A thick-cut T-bone steak — typically 5–6 cm thick and 1–1.5 kg per steak — from Italian heritage cattle (traditionally Chianina). Wood-grilled rare and seasoned only with sea salt and Tuscan olive oil. Designed for sharing between two people.

How much does bistecca alla fiorentina cost in Florence?

€5–€7 per 100g for Chianina at most trattorias; €70–€95 per kg for premium aged cuts. A 1.2 kg steak runs €60–€115 depending on quality. With sides, wine and antipasto, total per couple is typically €100–€180.

How is bistecca cooked?

Over wood or charcoal — never gas. 3–4 minutes per side, then standing on the bone for 2–4 minutes. Internal temperature 52°C (125°F).
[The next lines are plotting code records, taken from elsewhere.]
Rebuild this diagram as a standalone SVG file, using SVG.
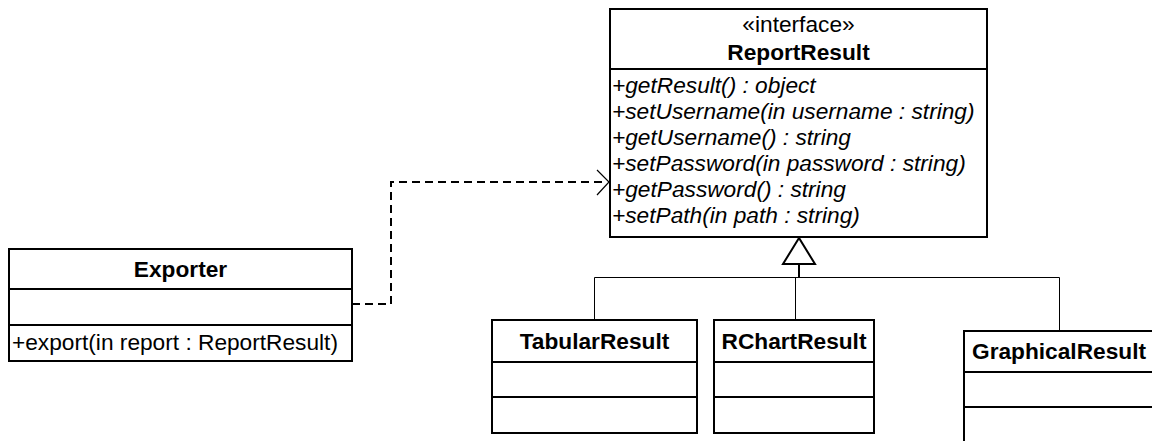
<svg xmlns="http://www.w3.org/2000/svg" width="1152" height="441" viewBox="0 0 1152 441">
  <style>
    .box { fill: #ffffff; stroke: #000000; stroke-width: 2; }
    .div { stroke: #000000; stroke-width: 2; }
    .t { font-family: "Liberation Sans", Arial, sans-serif; font-size: 22.7px; fill: #000000; }
    .b { font-weight: bold; text-anchor: middle; }
    .c { text-anchor: middle; }
    .i { font-style: italic; }
    .gen { fill: none; stroke: #000000; stroke-width: 1; }
    .dep { fill: none; stroke: #000000; stroke-width: 2; stroke-dasharray: 8 5; }
    .head { fill: none; stroke: #000000; stroke-width: 1.2; }
  </style>
  <rect width="1152" height="441" fill="#ffffff"/>

  <g id="connectors">
    <!-- dependency: Exporter uses ReportResult -->
    <path class="dep" d="M352 304 H391 V182 H607"/>
    <path class="head" d="M597 170 L609 182 L597 195"/>
    <!-- realization tree into ReportResult -->
    <path class="gen" d="M594.5 320 V277.5 H1059.5 V331"/>
    <path class="gen" d="M795.5 277.5 V320"/>
    <path d="M799 277 V264" stroke="#000" stroke-width="2" fill="none"/>
    <polygon points="799,238 783,264 815,264" fill="#ffffff" stroke="#000" stroke-width="2"/>
  </g>

  <g id="ReportResult">
    <rect class="box" x="610" y="9" width="377" height="228"/>
    <line class="div" x1="610" y1="69" x2="987" y2="69"/>
    <text class="t c" x="798.5" y="32">«interface»</text>
    <text class="t b" x="798.5" y="60">ReportResult</text>
    <text class="t i" x="612" y="93">+getResult() : object</text>
    <text class="t i" x="612" y="119">+setUsername(in username : string)</text>
    <text class="t i" x="612" y="145">+getUsername() : string</text>
    <text class="t i" x="612" y="171">+setPassword(in password : string)</text>
    <text class="t i" x="612" y="197">+getPassword() : string</text>
    <text class="t i" x="612" y="223">+setPath(in path : string)</text>
  </g>

  <g id="Exporter">
    <rect class="box" x="9" y="249" width="343" height="112"/>
    <line class="div" x1="9" y1="289" x2="352" y2="289"/>
    <line class="div" x1="9" y1="325" x2="352" y2="325"/>
    <text class="t b" x="180.5" y="277">Exporter</text>
    <text class="t" x="12" y="350">+export(in report : ReportResult)</text>
  </g>

  <g id="TabularResult">
    <rect class="box" x="492" y="320" width="205" height="113"/>
    <line class="div" x1="492" y1="362" x2="697" y2="362"/>
    <line class="div" x1="492" y1="397" x2="697" y2="397"/>
    <text class="t b" x="594.5" y="349">TabularResult</text>
  </g>

  <g id="RChartResult">
    <rect class="box" x="714" y="320" width="160" height="113"/>
    <line class="div" x1="714" y1="362" x2="874" y2="362"/>
    <line class="div" x1="714" y1="397" x2="874" y2="397"/>
    <text class="t b" x="794" y="349">RChartResult</text>
  </g>

  <g id="GraphicalResult">
    <rect class="box" x="964" y="331" width="190" height="114"/>
    <line class="div" x1="964" y1="372" x2="1154" y2="372"/>
    <line class="div" x1="964" y1="407" x2="1154" y2="407"/>
    <text class="t b" x="1059" y="359">GraphicalResult</text>
  </g>
</svg>
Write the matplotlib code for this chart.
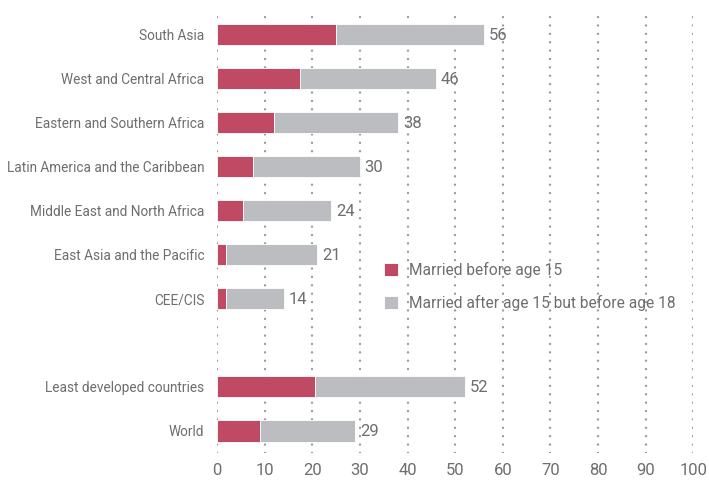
import numpy as np
import matplotlib.pyplot as plt
from matplotlib import rcParams

rcParams['font.family'] = ['Roboto', 'DejaVu Sans']

##################################################################
# Data
##################################################################
regions = ['South Asia', 'West and Central Africa', 'Eastern and Southern Africa',
           'Latin America and the Caribbean', 'Middle East and North Africa',
           'East Asia and the Pacific', 'CEE/CIS',
           'Least developed countries', 'World']
before_15 = [25, 17.4, 12, 7.5, 5.4, 1.8, 1.8, 20.5, 9]
total_18 = [56, 46, 38, 30, 24, 21, 14, 52, 29]
positions = [0, 1, 2, 3, 4, 5, 6, 8, 9]   # blank slot between CEE/CIS and LDC

after_15 = np.array(total_18) - np.array(before_15)

red = '#c04a63'
grey = '#bcbdc0'
txt = '#6d6e71'

##################################################################
# Plot figure
##################################################################
fig = plt.figure(figsize=(7.09, 4.84), dpi=100)
ax = fig.add_axes([0.306, 0.064, 0.672, 0.911])

for x in range(0, 101, 10):
    ax.axvline(x, color='#9a9a9c', lw=1.7, linestyle=(0, (0.05, 3.5)),
               dash_capstyle='round', zorder=0)

ax.barh(positions, before_15, height=0.48, color=red, edgecolor='white',
        lw=0.6, label='Married before age 15', zorder=2)
ax.barh(positions, after_15, left=before_15, height=0.48, color=grey,
        edgecolor='white', lw=0.6,
        label='Married after age 15 but before age 18', zorder=2)

for p, t in zip(positions, total_18):
    ax.text(t + 1.0, p + 0.02, str(t), va='center', ha='left',
            fontsize=12, color=txt)

ax.set_xlim(0, 100)
ax.set_ylim(9.5, -0.5)
ax.set_xticks(range(0, 101, 10))
ax.set_yticks(positions)
ax.set_yticklabels(regions)
ax.tick_params(axis='x', length=0, labelsize=12, colors=txt, pad=7)
ax.tick_params(axis='y', length=0, labelsize=9.8, colors=txt, pad=9)
for s in ax.spines.values():
    s.set_visible(False)

ax.legend(loc='upper left', bbox_to_anchor=(0.337, 0.447), frameon=False,
          fontsize=11.2, labelcolor=txt, handlelength=0.9, handleheight=0.9,
          handletextpad=0.7, labelspacing=1.05, borderaxespad=0)

fig.savefig('out.png', dpi=100)
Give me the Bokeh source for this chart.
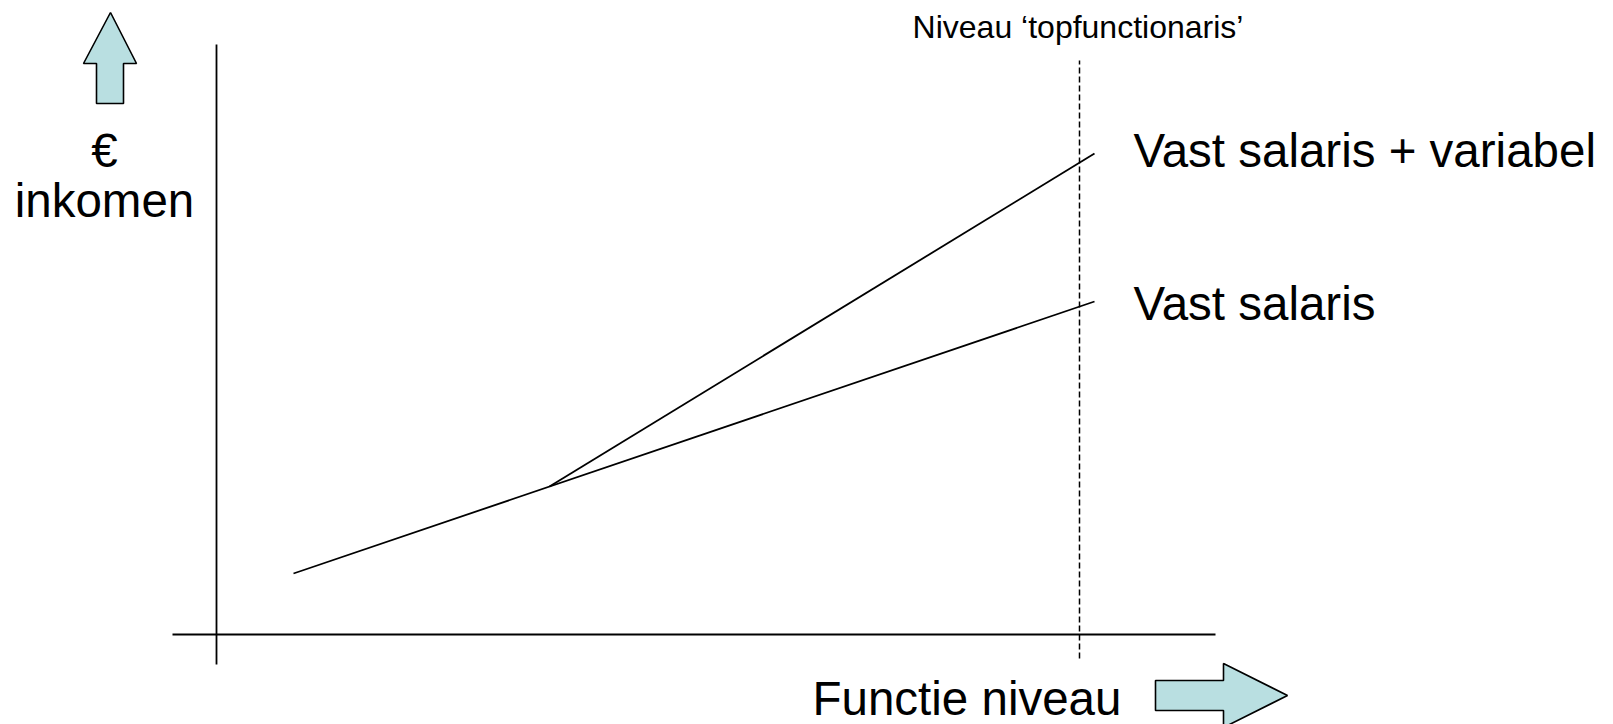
from bokeh.plotting import figure
from bokeh.models import Range1d
from bokeh.core.properties import value
from bokeh.embed import file_html
from bokeh.resources import INLINE

# Conceptual data (function level on x, income on y)
fixed_level = [77, 878]
fixed_income = [61, 333]
variable_level = [333, 878]
variable_income = [148, 481]
top_level = 863
top_label = "Niveau \u2018topfunctionaris\u2019"
series_labels = ["Vast salaris + variabel", "Vast salaris"]
x_title = "Functie niveau"
y_title = ["\u20ac", "inkomen"]

W, H = 1613, 724
p = figure(width=W, height=H, output_backend="svg", toolbar_location=None,
           x_range=Range1d(-216, 1397), y_range=Range1d(-90, 634),
           x_axis_type=None, y_axis_type=None, min_border=0,
           outline_line_color=None, background_fill_color="white",
           border_fill_color="white")
p.grid.visible = False

FONT = value("Liberation Sans")
ARROW_FILL = "#B9DFE1"

# axes
p.line([-44, 999], [0, 0], line_color="black", line_width=2)
p.line([0, 0], [-30, 590], line_color="black", line_width=1.8)

# top level dashed line
p.line([top_level, top_level], [-24, 574], line_color="black", line_width=1.5, line_dash="6 3")

# series
p.line(fixed_level, fixed_income, line_color="black", line_width=1.8)
p.line(variable_level, variable_income, line_color="black", line_width=1.8)

# arrows
p.patch([-106, -80, -93, -93, -120, -120, -133],
        [622, 571, 571, 531, 531, 571, 571],
        fill_color=ARROW_FILL, line_color="black", line_width=1.6)
p.patch([939, 1007, 1007, 1071, 1007, 1007, 939],
        [-46, -46, -29, -61, -93, -76, -76],
        fill_color=ARROW_FILL, line_color="black", line_width=1.6)

# texts (anchored at their vertical middle)
common = dict(text_font=FONT, text_baseline="middle", text_color="black",
              text_line_height=1.0)
p.text(x=[top_level - 1.5], y=[607.5], text=[top_label],
       text_font_size="32px", text_align="center", **common)
p.text(x=[917, 917], y=[484, 331], text=series_labels,
       text_font_size="47.5px", text_align="left", **common)
p.text(x=[-112, -112], y=[484, 434], text=y_title,
       text_font_size="47.5px", text_align="center", **common)
p.text(x=[596], y=[-64], text=[x_title],
       text_font_size="47.5px", text_align="left", **common)

open("out.html", "w").write(file_html(p, INLINE))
Seared outside, rare inside.

Can I order bistecca cooked medium or well-done?

You can request “cottura media” (medium); many restaurants will comply with a mild eye-roll. Well-done (ben cotto) is non-traditional and some serious bistecca restaurants refuse. The default is rare (“al sangue”).

Where is the best bistecca in Florence?

Trattoria Mario for the working-class lunch institution (cash only, no reservations). Buca Lapi for old-Florence theatrical dinner (since 1880). Trattoria Sostanza for cult-classic four-table dinner. Regina Bistecca for modern aged-Chianina specialty. Trattoria Cammillo for Oltrarno reliability.

What’s the difference between bistecca alla fiorentina and a normal T-bone steak?

Three main differences: thickness (5–6 cm vs 2.5–3 cm), breed (heritage Chianina/Marchigiana/Romagnola vs commodity Angus or Hereford), and cooking method (wood/charcoal grill, rare, sea-salt-and-olive-oil only). The result is a meatier, more intensely flavoured steak with leaner texture.

Is bistecca worth the price?

Yes — for a once-per-trip splurge. €60–€100 per couple at a serious trattoria buys you 1.2–1.5 kg of Chianina T-bone, which is among the best steak experiences most travellers will have. The price-quality ratio is significantly better than equivalent steakhouses in New York, London or Tokyo.

What wine pairs with bistecca?

Chianti Classico Riserva is the standard. Brunello di Montalcino is the upgrade. Vino Nobile di Montepulciano is the mid-tier sweet spot. Super Tuscans (Sassicaia, Tignanello) are luxury-tier. White wine doesn’t pair; stick to red.